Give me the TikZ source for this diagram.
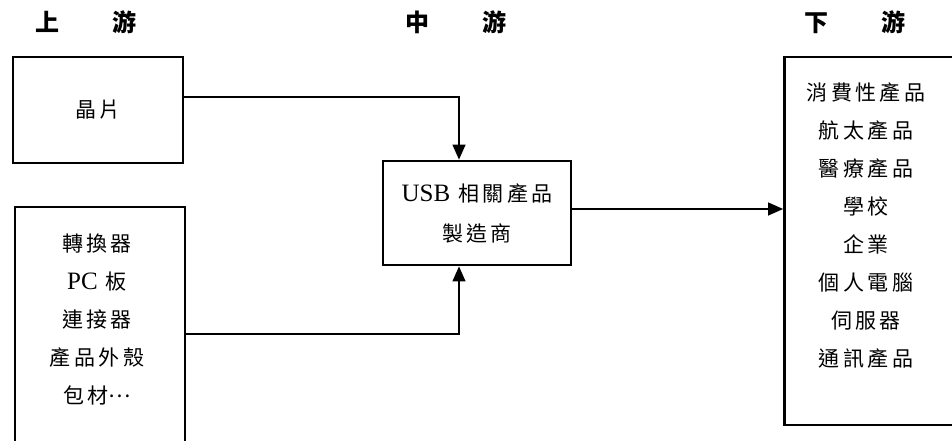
\documentclass[tikz,border=0pt]{standalone}
\usepackage{fontspec}
\setmainfont{Liberation Serif}
\newfontfamily\cjk{Noto Sans CJK TC}
\usepackage{tikz}
\usetikzlibrary{arrows.meta}

\newcommand{\lat}[1]{{\rmfamily\fontsize{25}{38}\selectfont #1}}

\begin{document}
\begin{tikzpicture}
    [x=1pt,y=-1pt,line join=miter,
     box/.style={draw,line width=2.8pt,inner sep=0pt,align=center,
       font=\cjk\addfontfeatures{LetterSpace=16}\fontsize{21}{40}\selectfont},
     flow/.style={line width=1.3pt,-{Triangle[length=15pt,width=13pt]}},
     head/.style={font=\cjk\bfseries\fontsize{24}{24}\selectfont},
     list/.style={align=center,
       font=\cjk\addfontfeatures{LetterSpace=16}\fontsize{21}{38}\selectfont}]

    \clip (0,0) rectangle (952,441);

    % column titles
    \node[head] (up)   at ( 86,22) {上\hspace{53pt}游};
    \node[head] (mid)  at (456,22) {中\hspace{53pt}游};
    \node[head] (down) at (855,22) {下\hspace{53pt}游};

    \node[box,minimum width=170pt,minimum height=106pt] (chip)  at ( 98,110) {晶片};
    \node[box,minimum width=170pt,minimum height=254pt] (parts) at (100,334) {};
    \node[box,minimum width=188pt,minimum height=104pt] (mfr)   at (477,213) {\lat{USB} 相關產品\\製造商};
    \node[box,minimum width=175pt,minimum height=368pt] (users) at (872,241) {};

    \node[list] (partlist) at ( 97,319) {轉換器\\\lat{PC} 板\\連接器\\產品外殼\\包材\raisebox{6pt}{…}};
    \node[list] (userlist) at (866,226) {消費性產品\\航太產品\\醫療產品\\學校\\企業\\個人電腦\\伺服器\\通訊產品};

    \draw[flow] ([yshift=13pt]chip.east) -| ([xshift=-18pt]mfr.north);
    \draw[flow] (parts.east) -| ([xshift=-18pt]mfr.south);
    \draw[flow] ([yshift=4pt]mfr.east) -- ([yshift=4pt]mfr.east -| users.west);
\end{tikzpicture}
\end{document}
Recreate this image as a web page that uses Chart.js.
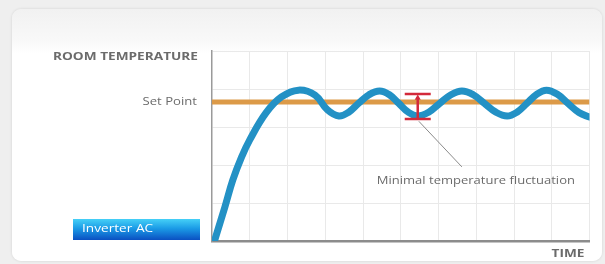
<!DOCTYPE html>
<html>
<head>
<meta charset="utf-8">
<script src="https://cdn.jsdelivr.net/npm/chart.js@4.4.1/dist/chart.umd.min.js"></script>
<style>
  html, body { margin: 0; padding: 0; overflow: hidden; }
  body { width: 605px; height: 264px; background: #efefef; position: relative; font-family: "Open Sans", sans-serif; }
  #card {
    position: absolute; left: 12px; top: 9px; width: 590px; height: 252px;
    border-radius: 9px;
    background: linear-gradient(to bottom, #f1f1f1 0px, #f8f8f8 30px, #ffffff 45px, #ffffff 100%);
    box-shadow: 0 0 3px rgba(0,0,0,0.12);
  }
  #myChart { position: absolute; left: 0; top: 0; }
</style>
</head>
<body>
<div id="card"></div>
<canvas id="myChart" width="605" height="264"></canvas>
<script>
// Room temperature of the inverter AC over time (arbitrary units)
const timeValues = [0.08, 0.34, 0.55, 0.78, 1.0, 1.43, 1.84, 2.29, 2.73, 3.06, 3.36,
  3.62, 3.88, 4.16, 4.44, 4.70, 4.95, 5.20, 5.45, 5.74, 6.03, 6.33, 6.62, 6.92, 7.22,
  7.52, 7.82, 8.08, 8.34, 8.60, 8.86, 9.15, 9.43, 9.72, 10.0];
const tempValues = [0.05, 0.89, 1.6, 2.2, 2.66, 3.37, 3.79, 3.97, 3.84, 3.45, 3.29,
  3.39, 3.62, 3.85, 3.95, 3.85, 3.62, 3.39, 3.29, 3.39, 3.62, 3.85, 3.95, 3.85, 3.62,
  3.39, 3.29, 3.39, 3.62, 3.86, 3.97, 3.86, 3.62, 3.38, 3.26];

// Set point level
const setPoint = 3.66;
const timeRange = [0, 10];
const tempRange = [0, 5];

// Fluctuation marker and its leader line
const fluctTime = 5.45;
const fluctRange = [3.21, 3.87];
const leaderFrom = [5.48, 3.15];
const leaderTo = [6.62, 1.95];
const noteAt = [6.99, 1.58];

// Texts
const yTitle = 'ROOM TEMPERATURE';
const xTitle = 'TIME';
const setPointLabel = 'Set Point';
const noteLabel = 'Minimal temperature fluctuation';
const seriesLabel = 'Inverter AC';

const curve = timeValues.map((t, i) => ({ x: t, y: tempValues[i] }));

// Function to write a text stretched sideways like the original artwork
function wideText(ctx, text, x, y, align, stretch) {
  ctx.save();
  ctx.translate(x, y);
  ctx.scale(stretch, 1);
  ctx.textAlign = align;
  ctx.fillText(text, 0, 0);
  ctx.restore();
}

// Plugin to draw the texts next to the axes
const labelsPlugin = {
  id: 'labels',
  afterDraw(chart) {
    const ctx = chart.ctx;
    const xs = chart.scales.x, ys = chart.scales.y;
    const left = chart.chartArea.left;
    ctx.save();
    ctx.textBaseline = 'middle';

    ctx.fillStyle = '#6b6b6b';
    ctx.font = 'bold 11px "Open Sans"';
    wideText(ctx, yTitle, left - 14, ys.getPixelForValue(tempRange[1]) + 6, 'right', 1.24);

    ctx.font = '10.5px "Open Sans"';
    wideText(ctx, setPointLabel, left - 15, ys.getPixelForValue(setPoint), 'right', 1.25);

    ctx.font = 'bold 10.5px "Open Sans"';
    wideText(ctx, xTitle, xs.getPixelForValue(timeRange[1]) - 5, chart.chartArea.bottom + 13, 'right', 1.3);

    ctx.font = '10.5px "Open Sans"';
    wideText(ctx, noteLabel, xs.getPixelForValue(noteAt[0]), ys.getPixelForValue(noteAt[1]), 'center', 1.24);

    // series label box
    const bx = left - 139, by = chart.chartArea.bottom - 22, bw = 127, bh = 21;
    const g = ctx.createLinearGradient(0, by, 0, by + bh);
    g.addColorStop(0, '#45d0f7');
    g.addColorStop(0.45, '#1b9be6');
    g.addColorStop(1, '#0a50c2');
    ctx.fillStyle = g;
    ctx.fillRect(bx, by, bw, bh);
    ctx.fillStyle = '#ffffff';
    ctx.font = '10.5px "Open Sans"';
    wideText(ctx, seriesLabel, bx + 9, by + bh / 2, 'left', 1.3);
    ctx.restore();
  }
};

const config = {
  type: 'line',
  data: {
    datasets: [
      {
        label: 'fluctuation',
        data: [{ x: fluctTime, y: fluctRange[0] }, { x: fluctTime, y: fluctRange[1] - 0.08 }],
        borderColor: '#d3293a',
        borderWidth: 2.5,
        pointRadius: 0,
      },
      {
        label: 'caps',
        data: [{ x: fluctTime, y: fluctRange[0] }, { x: fluctTime, y: fluctRange[1] }],
        showLine: false,
        pointStyle: 'line',
        pointRadius: 13,
        pointBorderWidth: 2.5,
        pointBorderColor: '#d3293a',
      },
      {
        label: 'arrow',
        data: [{ x: fluctTime, y: fluctRange[1] - 0.11 }],
        showLine: false,
        pointStyle: 'triangle',
        pointRadius: 3.5,
        pointBackgroundColor: '#d3293a',
        pointBorderColor: '#d3293a',
        pointBorderWidth: 0,
      },
      {
        label: 'leader',
        data: [{ x: leaderFrom[0], y: leaderFrom[1] }, { x: leaderTo[0], y: leaderTo[1] }],
        borderColor: '#8a8a8a',
        borderWidth: 1,
        pointRadius: 0,
      },
      {
        label: seriesLabel,
        data: curve,
        borderColor: '#2391c5',
        borderWidth: 7,
        borderCapStyle: 'round',
        tension: 0.4,
        pointRadius: 0,
      },
      {
        label: setPointLabel,
        data: [{ x: timeRange[0], y: setPoint }, { x: timeRange[1], y: setPoint }],
        borderColor: '#dc9a48',
        borderWidth: 5,
        pointRadius: 0,
      },
    ]
  },
  options: {
    responsive: false,
    animation: false,
    layout: { padding: { left: 212, top: 51, right: 8, bottom: 23 } },
    plugins: {
      legend: { display: false },
      tooltip: { enabled: false },
    },
    scales: {
      x: {
        type: 'linear',
        min: timeRange[0],
        max: timeRange[1],
        ticks: { display: false, stepSize: 1 },
        grid: {
          drawTicks: false,
          color: ctx => ctx.tick && ctx.tick.value === 0 ? 'rgba(0,0,0,0)' : '#e9e9e9',
          lineWidth: 1,
        },
        border: { display: true, color: '#8c8c8c', width: 2.5 },
      },
      y: {
        type: 'linear',
        min: tempRange[0],
        max: tempRange[1],
        ticks: { display: false, stepSize: 1 },
        grid: {
          drawTicks: false,
          color: ctx => ctx.tick && ctx.tick.value === 0 ? 'rgba(0,0,0,0)' : '#e9e9e9',
          lineWidth: 1,
        },
        border: { display: true, color: '#9a9a9a', width: 1.5 },
      }
    }
  },
  plugins: [labelsPlugin]
};

const myChart = new Chart('myChart', config);
</script>
</body>
</html>
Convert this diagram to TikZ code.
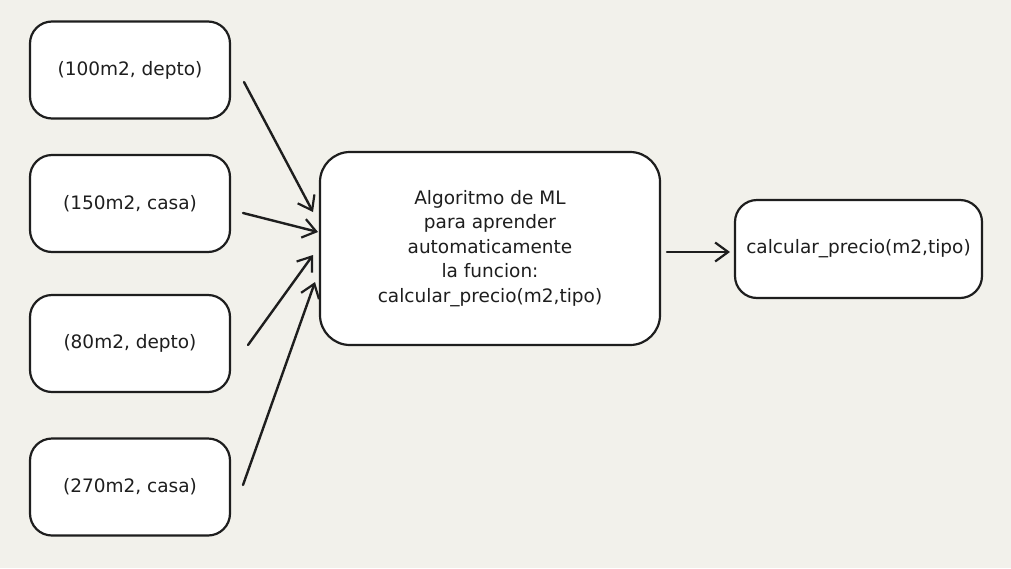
\documentclass[tikz,border=0pt]{standalone}
\usepackage{fontspec}
\setmainfont{DejaVu Sans}
\usetikzlibrary{arrows.meta}
\definecolor{bg}{HTML}{F2F1EB}
\definecolor{ink}{HTML}{1E1E1E}
\tikzset{
  box/.style={draw=ink, fill=white, line width=2.2pt, rounded corners=22pt, inner sep=0pt, font=\fontsize{18.5}{24.5}\selectfont, text=ink, align=center},
  conn/.style={draw=ink, line width=2.4pt, line cap=round, -{Straight Barb[length=13pt,width=19pt,line width=2.2pt]}}
}
\begin{document}
\begin{tikzpicture}[x=1pt,y=-1pt]
\fill[bg] (0,0) rectangle (1011,568);
\useasboundingbox (0,0) rectangle (1011,568);
\node[box, minimum width=200pt, minimum height=97pt] (b1) at (130,70) {(100m2, depto)};
\node[box, minimum width=200pt, minimum height=97pt] (b2) at (130,203.5) {(150m2, casa)};
\node[box, minimum width=200pt, minimum height=97pt] (b3) at (130,343.5) {(80m2, depto)};
\node[box, minimum width=200pt, minimum height=97pt] (b4) at (130,487) {(270m2, casa)};
\node[box, rounded corners=30pt, minimum width=340pt, minimum height=193pt] (alg) at (490,248.5) {Algoritmo de ML\\para aprender\\automaticamente\\la funcion:\\calcular\_precio(m2,tipo)};
\node[box, minimum width=247pt, minimum height=98pt] (out) at (858.5,249) {calcular\_precio(m2,tipo)};
\coordinate (s1) at (244,82);  \coordinate (e1) at (313,212);
\coordinate (s2) at (243,213); \coordinate (e2) at (318,232);
\coordinate (s3) at (248,345); \coordinate (e3) at (313,255);
\coordinate (s4) at (243,485); \coordinate (e4) at (315,282);
\coordinate (s5) at (667,252); \coordinate (e5) at (730,252);
\draw[conn] (s1) -- (e1);
\draw[conn] (s2) -- (e2);
\draw[conn] (s3) -- (e3);
\draw[conn] (s4) -- (e4);
\draw[conn] (s5) -- (e5);
\end{tikzpicture}
\end{document}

***

**Brief**
From the first line above down to the line with "(down) at (855,22)", reproduce every line and no others, omitting pictures.

**Result for this task**
Give me the TikZ source for this diagram.
\documentclass[tikz,border=0pt]{standalone}
\usepackage{fontspec}
\setmainfont{Liberation Serif}
\newfontfamily\cjk{Noto Sans CJK TC}
\usepackage{tikz}
\usetikzlibrary{arrows.meta}

\newcommand{\lat}[1]{{\rmfamily\fontsize{25}{38}\selectfont #1}}

\begin{document}
\begin{tikzpicture}
    [x=1pt,y=-1pt,line join=miter,
     box/.style={draw,line width=2.8pt,inner sep=0pt,align=center,
       font=\cjk\addfontfeatures{LetterSpace=16}\fontsize{21}{40}\selectfont},
     flow/.style={line width=1.3pt,-{Triangle[length=15pt,width=13pt]}},
     head/.style={font=\cjk\bfseries\fontsize{24}{24}\selectfont},
     list/.style={align=center,
       font=\cjk\addfontfeatures{LetterSpace=16}\fontsize{21}{38}\selectfont}]

    \clip (0,0) rectangle (952,441);

    % column titles
    \node[head] (up)   at ( 86,22) {上\hspace{53pt}游};
    \node[head] (mid)  at (456,22) {中\hspace{53pt}游};
    \node[head] (down) at (855,22) {下\hspace{53pt}游};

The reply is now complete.